In [1]:
from transformers import MarianTokenizer, MarianMTModel

# Load the MarianMT model and tokenizer for English to Hindi
model_name = "Helsinki-NLP/opus-mt-en-hi"
tokenizer = MarianTokenizer.from_pretrained(model_name)
model = MarianMTModel.from_pretrained(model_name)



In [2]:
# Define a list of words to keep in English
english_words_to_keep = ["definitely", "feedback", "comment", "video", "clearly", "products", "waiting", "bag"]

# Function to translate English to Hindi with word selection
def english_to_hindi_with_selection(text):
    # Split the text into words
    words = text.split()

    # Initialize an empty list for the translated words
    translated_words = []

    # Translate each word to Hindi unless it's in the list of words to keep in English
    for word in words:
        if word.lower() in english_words_to_keep:
            translated_words.append(word)
        else:
            # Tokenize and translate to Hindi
            input_ids = tokenizer.encode(word, return_tensors="pt")
            translation = model.generate(input_ids, max_length=40, num_beams=4, early_stopping=True)
            hindi_translation = tokenizer.decode(translation[0], skip_special_tokens=True)
            translated_words.append(hindi_translation)

    # Reconstruct the text
    hinglish_output = " ".join(translated_words)
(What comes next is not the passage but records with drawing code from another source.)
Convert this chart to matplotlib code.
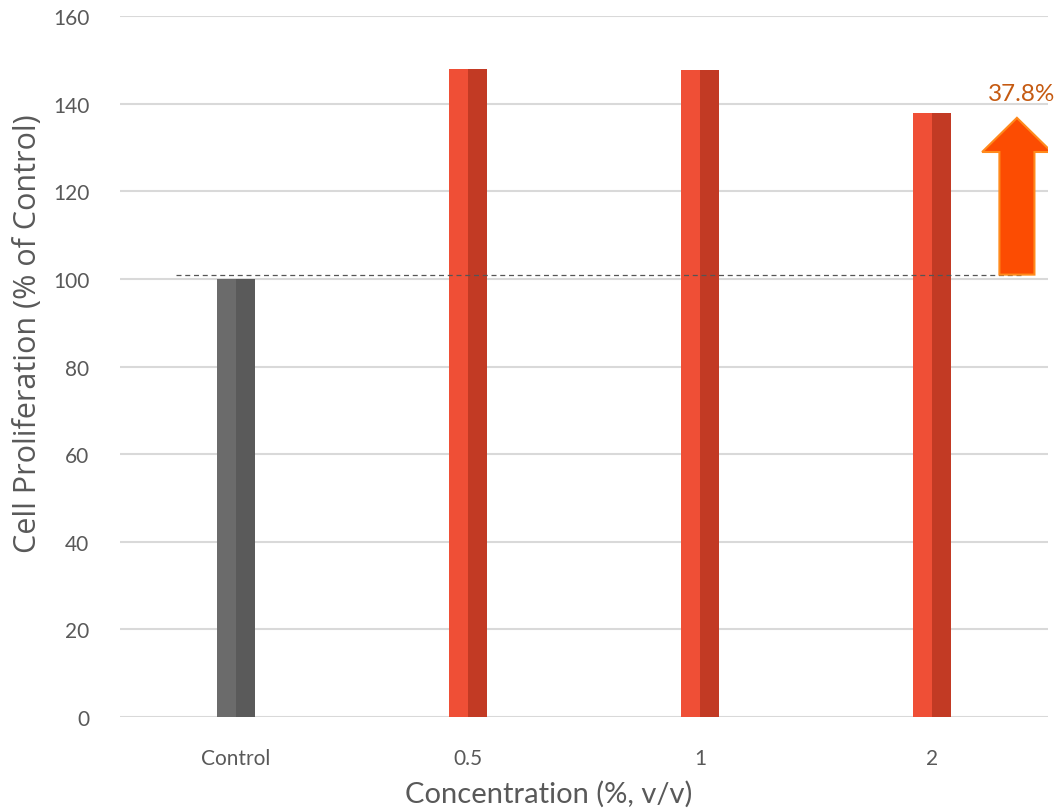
import matplotlib.pyplot as plt
from matplotlib.patches import FancyArrow

categories = ['Control', '0.5', '1', '2']
values = [100, 148, 147.7, 137.8]
left_colors = ['#6b6b6b', '#ef4f36', '#ef4f36', '#ef4f36']
right_colors = ['#5a5a5a', '#c23a24', '#c23a24', '#c23a24']
ref_level = 101
increase_label = '37.8%'

plt.rcParams['font.family'] = ['Lato', 'DejaVu Sans']

fig = plt.figure(figsize=(10.57, 8.12), dpi=100)
ax = fig.add_axes([0.1135, 0.1158, 0.878, 0.863])

w = 0.164
x = range(len(categories))
for i in x:
    ax.bar(i - w / 4, values[i], width=w / 2, color=left_colors[i], zorder=3)
    ax.bar(i + w / 4, values[i], width=w / 2, color=right_colors[i], zorder=3)

# dashed reference line at control level
ax.plot([-0.26, 3.39], [ref_level, ref_level], ls=(0, (4, 3)), color='#555555', lw=0.9, zorder=4)

# up arrow showing the increase
arr = FancyArrow(3.366, ref_level, 0, 136.8 - ref_level, width=0.151, head_width=0.30,
                 head_length=7.8, length_includes_head=True,
                 facecolor='#fc4c02', edgecolor='#ff8a1c', lw=1.5, zorder=5)
ax.add_patch(arr)
ax.text(3.385, 142.3, increase_label, ha='center', va='center', fontsize=17.5,
        color='#c55a11', clip_on=False, zorder=6)

ax.set_xlim(-0.5, 3.5)
ax.set_ylim(0, 160)
ax.set_yticks(range(0, 161, 20))
ax.set_xticks(list(x))
ax.set_xticklabels(categories)
ax.yaxis.grid(True, color='#d9d9d9', lw=1.5, zorder=0)
ax.set_axisbelow(True)
for s in ax.spines.values():
    s.set_visible(False)
ax.tick_params(axis='both', length=0, labelsize=15, colors='#595959')
ax.tick_params(axis='x', pad=22)
ax.tick_params(axis='y', pad=22)

ax.set_xlabel('Concentration (%, v/v)', fontsize=21, color='#595959')
ax.set_ylabel('Cell Proliferation (% of Control)', fontsize=22,
              family=['Open Sans', 'DejaVu Sans'], color='#595959')
ax.xaxis.set_label_coords(0.462, -0.09)
ax.yaxis.set_label_coords(-0.083, 0.549)

fig.savefig('out.png', dpi=100)
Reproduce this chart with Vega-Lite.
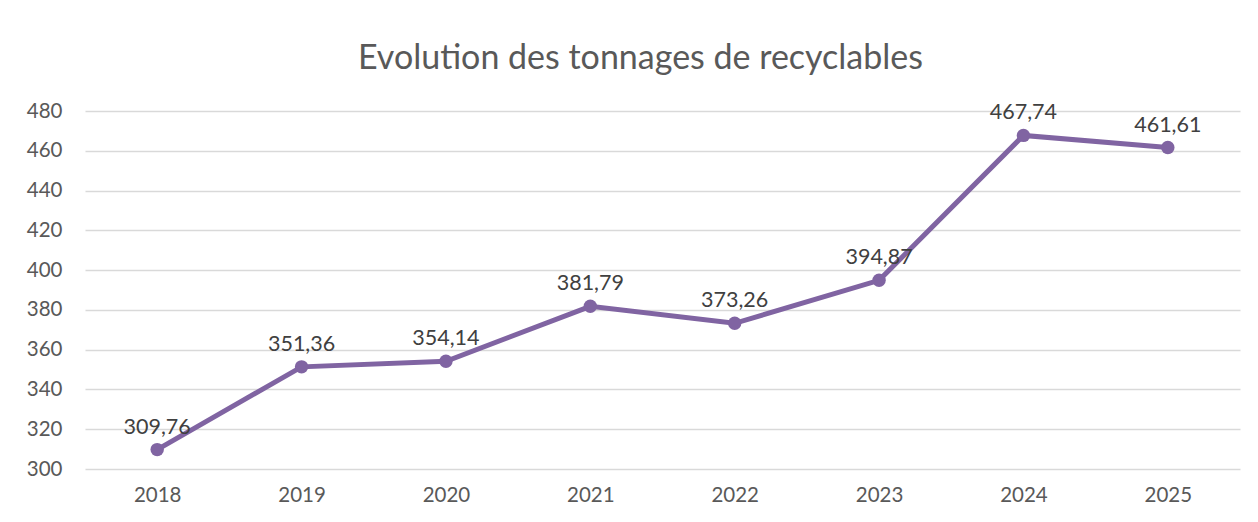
{
  "$schema": "https://vega.github.io/schema/vega-lite/v6.json",
  "width": 1155,
  "height": 358,
  "autosize": "none",
  "padding": {"left": 85, "top": 111, "right": 18, "bottom": 53},
  "background": "white",
  "config": {
    "locale": {"number": {"decimal": ",", "thousands": " ", "grouping": [3], "currency": ["", " €"]}},
    "view": {"stroke": null},
    "font": "Lato"
  },
  "title": {
    "text": "Evolution des tonnages de recyclables",
    "font": "Lato",
    "fontSize": 34,
    "fontWeight": "normal",
    "color": "#595959",
    "anchor": "middle",
    "frame": "group",
    "dx": -22,
    "offset": 25
  },
  "data": {
    "values": [
      {"annee": "2018", "tonnage": 309.76},
      {"annee": "2019", "tonnage": 351.36},
      {"annee": "2020", "tonnage": 354.14},
      {"annee": "2021", "tonnage": 381.79},
      {"annee": "2022", "tonnage": 373.26},
      {"annee": "2023", "tonnage": 394.87},
      {"annee": "2024", "tonnage": 467.74},
      {"annee": "2025", "tonnage": 461.61}
    ]
  },
  "encoding": {
    "x": {
      "field": "annee", "type": "ordinal", "title": null,
      "scale": {"type": "point", "padding": 0.5},
      "axis": {"labelAngle": 0, "domain": false, "ticks": false, "labelPadding": 16, "labelFontSize": 20.5, "labelColor": "#595959", "labelFont": "Lato", "grid": false}
    },
    "y": {
      "field": "tonnage", "type": "quantitative", "title": null,
      "scale": {"domain": [300, 480], "nice": false, "zero": false},
      "axis": {"values": [300, 320, 340, 360, 380, 400, 420, 440, 460, 480], "format": "d", "domain": false, "ticks": false, "labelPadding": 23, "labelFontSize": 20.5, "labelColor": "#595959", "labelFont": "Lato", "gridColor": "#d9d9d9", "gridWidth": 1.5}
    }
  },
  "layer": [
    {"mark": {"type": "line", "color": "#8064A2", "strokeWidth": 5}},
    {"mark": {"type": "point", "filled": true, "color": "#8064A2", "size": 180, "opacity": 1}},
    {
      "mark": {"type": "text", "baseline": "bottom", "dy": -11, "fontSize": 21.5, "color": "#404040", "font": "Lato"},
      "encoding": {"text": {"field": "tonnage", "type": "quantitative", "format": ".2f"}}
    }
  ]
}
    return hinglish_output

In [3]:
# Input sentences
sentences = [
    "Definitely share your feedback in the comment section.",
    "So even if it's a big video, I will clearly mention all the products.",
    "I was waiting for my bag."
]

# Translate each sentence to Hinglish with word selection
for sentence in sentences:
    hinglish_output = english_to_hindi_with_selection(sentence)
    print("Hinglish Output:", hinglish_output)

Hinglish Output: Definitely साझा आपका feedback में वह comment खंड.
Hinglish Output: तो यहां तक यदि यह है एक बड़ा वीडियो, आई होगा clearly उल्लेख सभी वह उत्पाद.
Hinglish Output: आई था waiting के लिए मेरा बैग.